Question

A 25.0 liter rigid container has a mixture of 32.00 grams of oxygen gas and 1 point

8.00 grams of helium gas at 298K. What is the total pressure in the

container?

Answer 1

`P_(T)` = 2.94 atm

Step-by-step explanation:

The total pressure (
`P_(T)`) in the container is given by:

`P_(T) = P_{O_(2)} + P_(He)`

The pressure of the oxygen (
`P_{O_(2)}`) and the pressure of the helium (
`P_(He)`) can be calculated using the ideal gas law:

`PV = nRT`

Where:

V: is the volume = 25.0 L

n: is the number of moles of the gases

R: is the gas constant = 0.082 Latm/(Kmol)

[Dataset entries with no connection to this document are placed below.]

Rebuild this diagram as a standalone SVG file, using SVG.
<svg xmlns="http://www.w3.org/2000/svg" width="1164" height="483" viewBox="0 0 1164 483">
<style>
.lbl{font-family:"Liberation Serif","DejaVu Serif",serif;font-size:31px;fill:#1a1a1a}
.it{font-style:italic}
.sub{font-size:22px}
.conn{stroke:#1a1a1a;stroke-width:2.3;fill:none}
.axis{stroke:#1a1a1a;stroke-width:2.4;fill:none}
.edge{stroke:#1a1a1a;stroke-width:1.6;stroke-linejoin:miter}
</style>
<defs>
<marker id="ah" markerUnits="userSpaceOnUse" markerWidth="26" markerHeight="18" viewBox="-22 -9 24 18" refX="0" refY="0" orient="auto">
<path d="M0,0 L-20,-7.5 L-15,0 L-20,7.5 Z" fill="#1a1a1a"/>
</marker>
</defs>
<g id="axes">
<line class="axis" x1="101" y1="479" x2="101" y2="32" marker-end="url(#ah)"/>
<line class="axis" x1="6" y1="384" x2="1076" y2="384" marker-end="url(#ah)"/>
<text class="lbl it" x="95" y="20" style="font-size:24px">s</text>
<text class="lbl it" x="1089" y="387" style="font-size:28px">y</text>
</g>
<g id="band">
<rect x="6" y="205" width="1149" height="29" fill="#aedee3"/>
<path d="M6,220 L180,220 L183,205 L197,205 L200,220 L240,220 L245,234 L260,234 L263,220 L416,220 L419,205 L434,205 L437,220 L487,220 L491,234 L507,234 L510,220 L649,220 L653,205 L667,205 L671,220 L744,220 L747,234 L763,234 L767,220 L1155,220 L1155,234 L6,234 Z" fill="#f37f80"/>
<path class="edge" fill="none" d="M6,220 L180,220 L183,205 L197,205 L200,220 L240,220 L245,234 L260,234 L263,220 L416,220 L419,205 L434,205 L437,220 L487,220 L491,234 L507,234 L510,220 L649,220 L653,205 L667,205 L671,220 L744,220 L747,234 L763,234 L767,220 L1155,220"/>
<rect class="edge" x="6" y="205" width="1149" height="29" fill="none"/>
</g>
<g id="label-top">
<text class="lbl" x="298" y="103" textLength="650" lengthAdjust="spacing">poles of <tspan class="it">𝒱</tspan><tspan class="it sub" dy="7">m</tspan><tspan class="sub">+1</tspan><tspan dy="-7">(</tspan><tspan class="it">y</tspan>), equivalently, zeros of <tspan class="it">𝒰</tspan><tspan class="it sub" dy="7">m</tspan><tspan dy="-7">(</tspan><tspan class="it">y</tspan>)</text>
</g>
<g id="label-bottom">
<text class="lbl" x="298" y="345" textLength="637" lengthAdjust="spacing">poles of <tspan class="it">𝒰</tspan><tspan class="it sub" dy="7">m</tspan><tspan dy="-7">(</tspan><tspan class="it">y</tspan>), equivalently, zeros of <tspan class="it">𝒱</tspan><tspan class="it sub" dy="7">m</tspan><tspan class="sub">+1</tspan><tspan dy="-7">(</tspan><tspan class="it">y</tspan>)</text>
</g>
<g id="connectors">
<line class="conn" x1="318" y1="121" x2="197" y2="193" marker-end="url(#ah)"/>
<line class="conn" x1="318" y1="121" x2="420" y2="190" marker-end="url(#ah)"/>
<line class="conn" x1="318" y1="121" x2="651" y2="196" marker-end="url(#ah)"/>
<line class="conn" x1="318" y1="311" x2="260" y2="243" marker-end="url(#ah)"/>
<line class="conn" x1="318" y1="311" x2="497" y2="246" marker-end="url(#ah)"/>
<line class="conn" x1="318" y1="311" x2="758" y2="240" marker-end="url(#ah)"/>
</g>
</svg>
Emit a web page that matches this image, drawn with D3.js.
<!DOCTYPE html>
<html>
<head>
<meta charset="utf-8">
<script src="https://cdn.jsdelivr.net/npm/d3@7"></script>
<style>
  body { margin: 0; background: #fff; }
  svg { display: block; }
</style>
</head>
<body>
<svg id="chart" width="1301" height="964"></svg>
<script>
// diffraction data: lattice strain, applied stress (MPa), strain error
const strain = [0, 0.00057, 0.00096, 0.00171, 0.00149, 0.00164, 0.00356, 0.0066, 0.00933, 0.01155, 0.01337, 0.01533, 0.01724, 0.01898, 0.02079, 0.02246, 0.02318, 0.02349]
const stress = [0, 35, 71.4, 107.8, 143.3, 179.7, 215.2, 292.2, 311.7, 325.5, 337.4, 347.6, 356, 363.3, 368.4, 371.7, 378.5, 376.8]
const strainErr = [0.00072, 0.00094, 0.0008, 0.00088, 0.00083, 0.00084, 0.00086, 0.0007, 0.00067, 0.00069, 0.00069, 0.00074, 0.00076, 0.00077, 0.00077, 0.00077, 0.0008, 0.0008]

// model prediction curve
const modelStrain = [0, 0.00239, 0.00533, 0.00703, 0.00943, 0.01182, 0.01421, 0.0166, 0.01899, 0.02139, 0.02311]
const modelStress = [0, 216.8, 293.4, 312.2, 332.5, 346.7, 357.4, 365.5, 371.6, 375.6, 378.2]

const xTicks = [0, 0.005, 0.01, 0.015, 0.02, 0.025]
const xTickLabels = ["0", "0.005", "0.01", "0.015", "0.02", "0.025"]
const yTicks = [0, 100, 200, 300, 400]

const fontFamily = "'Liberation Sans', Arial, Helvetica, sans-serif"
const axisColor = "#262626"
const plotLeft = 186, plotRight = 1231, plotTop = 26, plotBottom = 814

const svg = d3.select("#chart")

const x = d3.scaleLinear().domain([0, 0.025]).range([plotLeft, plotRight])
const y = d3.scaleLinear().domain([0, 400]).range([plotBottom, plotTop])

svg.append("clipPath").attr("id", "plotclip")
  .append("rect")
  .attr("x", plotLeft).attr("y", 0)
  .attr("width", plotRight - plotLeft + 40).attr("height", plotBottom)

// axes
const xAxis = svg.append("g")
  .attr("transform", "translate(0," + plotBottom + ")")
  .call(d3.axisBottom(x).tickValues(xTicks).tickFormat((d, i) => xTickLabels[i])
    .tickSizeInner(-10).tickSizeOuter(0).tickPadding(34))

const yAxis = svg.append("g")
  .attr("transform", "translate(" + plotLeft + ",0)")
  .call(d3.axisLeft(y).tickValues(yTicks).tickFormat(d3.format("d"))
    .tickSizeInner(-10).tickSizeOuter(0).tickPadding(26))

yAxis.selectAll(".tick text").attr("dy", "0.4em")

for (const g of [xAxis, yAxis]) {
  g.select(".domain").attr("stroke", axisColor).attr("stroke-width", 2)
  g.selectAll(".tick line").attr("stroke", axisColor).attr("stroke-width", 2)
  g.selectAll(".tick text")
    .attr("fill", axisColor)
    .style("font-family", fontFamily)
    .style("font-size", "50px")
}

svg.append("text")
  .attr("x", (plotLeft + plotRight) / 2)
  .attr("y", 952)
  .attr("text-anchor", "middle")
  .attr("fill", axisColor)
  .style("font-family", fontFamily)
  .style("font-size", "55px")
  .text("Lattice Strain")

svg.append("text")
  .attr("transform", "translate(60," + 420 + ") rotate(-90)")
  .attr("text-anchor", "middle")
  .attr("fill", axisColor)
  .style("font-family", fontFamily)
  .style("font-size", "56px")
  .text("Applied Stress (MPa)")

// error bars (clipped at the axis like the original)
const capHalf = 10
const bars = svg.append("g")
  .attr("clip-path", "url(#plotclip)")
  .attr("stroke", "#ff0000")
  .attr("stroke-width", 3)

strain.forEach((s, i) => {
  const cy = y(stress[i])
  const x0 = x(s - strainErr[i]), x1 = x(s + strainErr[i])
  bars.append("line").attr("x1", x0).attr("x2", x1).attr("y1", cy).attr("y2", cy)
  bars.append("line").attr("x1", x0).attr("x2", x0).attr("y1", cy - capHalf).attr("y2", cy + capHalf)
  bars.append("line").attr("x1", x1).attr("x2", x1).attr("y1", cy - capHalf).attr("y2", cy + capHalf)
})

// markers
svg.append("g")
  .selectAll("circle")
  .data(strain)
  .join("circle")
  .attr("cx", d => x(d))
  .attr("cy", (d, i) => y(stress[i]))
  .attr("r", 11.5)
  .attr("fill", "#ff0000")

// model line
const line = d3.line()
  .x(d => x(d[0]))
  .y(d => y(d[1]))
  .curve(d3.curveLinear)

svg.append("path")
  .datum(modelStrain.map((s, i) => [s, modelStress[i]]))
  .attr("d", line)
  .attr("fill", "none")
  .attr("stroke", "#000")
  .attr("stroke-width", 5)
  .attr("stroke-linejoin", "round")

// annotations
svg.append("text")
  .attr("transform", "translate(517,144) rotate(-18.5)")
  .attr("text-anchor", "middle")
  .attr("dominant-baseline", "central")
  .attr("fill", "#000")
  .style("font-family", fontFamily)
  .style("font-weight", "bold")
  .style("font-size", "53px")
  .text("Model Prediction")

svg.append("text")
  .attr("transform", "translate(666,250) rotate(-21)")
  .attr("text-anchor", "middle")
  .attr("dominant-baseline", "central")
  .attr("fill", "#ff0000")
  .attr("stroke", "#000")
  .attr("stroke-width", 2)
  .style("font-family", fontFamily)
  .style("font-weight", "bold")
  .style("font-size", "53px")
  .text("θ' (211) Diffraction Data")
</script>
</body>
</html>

T: is the temperature = 298 K

First, we need to find the number of moles of the oxygen and the helium:

`n_{O_(2)} = (m)/(M)`

Where m is the mass of the gas and M is the molar mass

`n_{O_(2)} = (32.00 g)/(31.998 g/mol) = 1.00 moles`

And the number of moles of helium is:

`n_(He) = (8.00 g)/(4.0026 g/mol) = 2.00 moles`

Now, we can find the pressure of the oxygen and the pressure of the helium:

`P_{O_(2)} = (nRT)/(V) = (1.00 moles*0.082 Latm/(Kmol)*298 K)/(25.0 L) = 0.98 atm`

`P_(He) = (nRT)/(V) = (2.00 moles*0.082 Latm/(Kmol)*298 K)/(25.0 L) = 1.96 atm`

Finally, the total pressure in the container is:

`P_(T) = P_{O_(2)} + P_(He) = 0.98 atm + 1.96 atm = 2.94 atm`

Therefore, the total pressure in the container is 2.94 atm.

I hope it helps you!